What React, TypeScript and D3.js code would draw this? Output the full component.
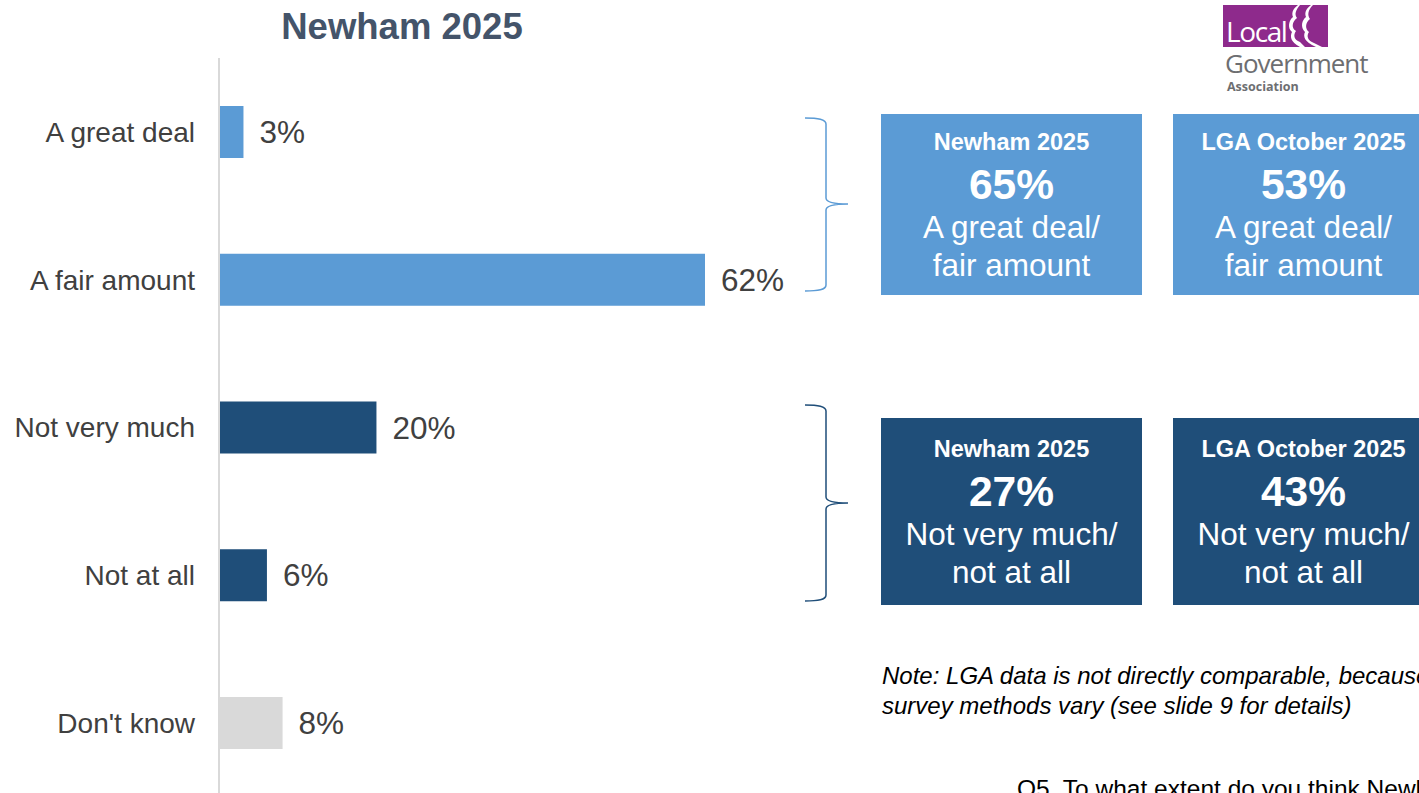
import React from "react";
import * as d3 from "d3";

const categories = ["A great deal", "A fair amount", "Not very much", "Not at all", "Don't know"];
const values = [3, 62, 20, 6, 8];
const barColors = ["#5b9bd5", "#5b9bd5", "#1f4e79", "#1f4e79", "#d9d9d9"];

const boxGroups = [
  { color: "#5b9bd5", lines: ["A great deal/", "fair amount"], items: [
    { title: "Newham 2025", value: "65%" },
    { title: "LGA October 2025", value: "53%" },
  ] },
  { color: "#1f4e79", lines: ["Not very much/", "not at all"], items: [
    { title: "Newham 2025", value: "27%" },
    { title: "LGA October 2025", value: "43%" },
  ] },
];

const noteLines = [
  "Note: LGA data is not directly comparable, because",
  "survey methods vary (see slide 9 for details)",
];
const questionText = "Q5. To what extent do you think Newham Council acts on the concerns of local residents?";

const W = 1419;
const H = 793;
const FONT = "Arial, 'Liberation Sans', Helvetica, sans-serif";

function bracePath(x0: number, x1: number, x2: number, yTop: number, yMid: number, yBot: number) {
  const p = d3.path();
  p.moveTo(x0, yTop);
  p.bezierCurveTo(x0 + 13, yTop, x1, yTop + 1, x1, yTop + 6);
  p.lineTo(x1, yMid - 6);
  p.bezierCurveTo(x1, yMid - 2, x1 + 9, yMid, x2, yMid);
  p.bezierCurveTo(x1 + 9, yMid, x1, yMid + 2, x1, yMid + 6);
  p.lineTo(x1, yBot - 6);
  p.bezierCurveTo(x1, yBot - 1, x0 + 13, yBot, x0, yBot);
  return p.toString();
}

export default function App() {
  const x = d3.scaleLinear().domain([0, 62]).range([220, 705]);
  const y = d3.scalePoint<string>().domain(categories).range([132, 723]);
  const barH = 52;

  const boxX = [881, 1173];
  const boxW = 261;
  const boxY = [114, 418];
  const boxH = [181, 187];

  const braces = [
    { top: 118, mid: 204, bot: 291, color: "#5b9bd5" },
    { top: 405, mid: 503, bot: 601, color: "#1f4e79" },
  ];

  return (
    <svg width={W} height={H} style={{ position: "absolute", left: 0, top: 0, background: "#fff" }} fontFamily={FONT}>
      <text x={402} y={39} textAnchor="middle" fontSize={36.5} fontWeight="bold" fill="#44546a">Newham 2025</text>

      {/* axis line */}
      <line x1={219} x2={219} y1={58} y2={H} stroke="#d9d9d9" strokeWidth={2} />

      {categories.map((c, i) => {
        const cy = y(c)!;
        return (
          <g key={c}>
            <rect x={x(0)} y={cy - barH / 2} width={x(values[i]) - x(0)} height={barH} fill={barColors[i]} />
            <text x={195} y={cy} dy="0.35em" textAnchor="end" fontSize={28} fill="#404040">{c}</text>
            <text x={x(values[i]) + 16} y={cy} dy="0.35em" fontSize={31.5} fill="#404040">{values[i] + "%"}</text>
          </g>
        );
      })}

      {braces.map((b, i) => (
        <path key={i} d={bracePath(805, 826, 848, b.top, b.mid, b.bot)} fill="none" stroke={b.color} strokeWidth={1.5} />
      ))}

      {boxGroups.map((g, gi) => (
        <g key={gi}>
          {g.items.map((it, ii) => {
            const bx = boxX[ii];
            const by = boxY[gi];
            const cx = bx + boxW / 2;
            const cy = by + boxH[gi] / 2;
            return (
              <g key={ii}>
                <rect x={bx} y={by} width={boxW} height={boxH[gi]} fill={g.color} />
                <text x={cx} y={cy - 62.5} dy="0.35em" textAnchor="middle" fontSize={23.5} fontWeight="bold" fill="#fff">{it.title}</text>
                <text x={cx} y={cy - 20.5} dy="0.35em" textAnchor="middle" fontSize={42.5} fontWeight="bold" fill="#fff">{it.value}</text>
                {g.lines.map((l, li) => (
                  <text key={li} x={cx} y={cy + 22.5 + li * 38} dy="0.35em" textAnchor="middle" fontSize={31.5} fill="#fff">{l}</text>
                ))}
              </g>
            );
          })}
        </g>
      ))}

      {noteLines.map((l, i) => (
        <text key={i} x={882} y={684 + i * 30} fontSize={24} fontStyle="italic" fill="#000">{l}</text>
      ))}

      <text x={1017} y={797} fontSize={24.5} fill="#000">{questionText}</text>

      {/* LGA logo */}
      <g>
        <rect x={1223} y={5} width={105} height={42} fill="#8e2a8c" />
        <text x={1226} y={42} fontSize={28} fill="#fff" fontFamily="'Open Sans', Arial, sans-serif" letterSpacing={-1.4}>Local</text>
        <path d="M1300,5 C1296,10 1294,14 1297,18 C1292,22 1291,28 1296,31 C1293,35 1294,40 1300,42 L1305,47 L1300,47 C1290,42 1290,36 1292,32 C1287,28 1289,20 1293,17 C1291,12 1294,8 1298,5 Z" fill="#fff" />
        <path d="M1313,5 C1308,10 1307,15 1310,19 C1305,23 1305,29 1309,32 C1306,36 1308,41 1314,43 L1322,47 L1316,47 C1304,42 1303,36 1305,32 C1300,27 1302,20 1306,17 C1304,12 1307,8 1311,5 Z" fill="#fff" />
        <text x={1225} y={73} fontSize={26} fill="#6d6e71" fontFamily="'Open Sans', Arial, sans-serif" letterSpacing={-1}>Government</text>
        <text x={1227} y={91} fontSize={12.5} fill="#6d6e71" fontFamily="'Open Sans', Arial, sans-serif" fontWeight="bold">Association</text>
      </g>
    </svg>
  );
}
::::::::
Only the number is wanted: how many lines above include the word "React"?

[Full output]
2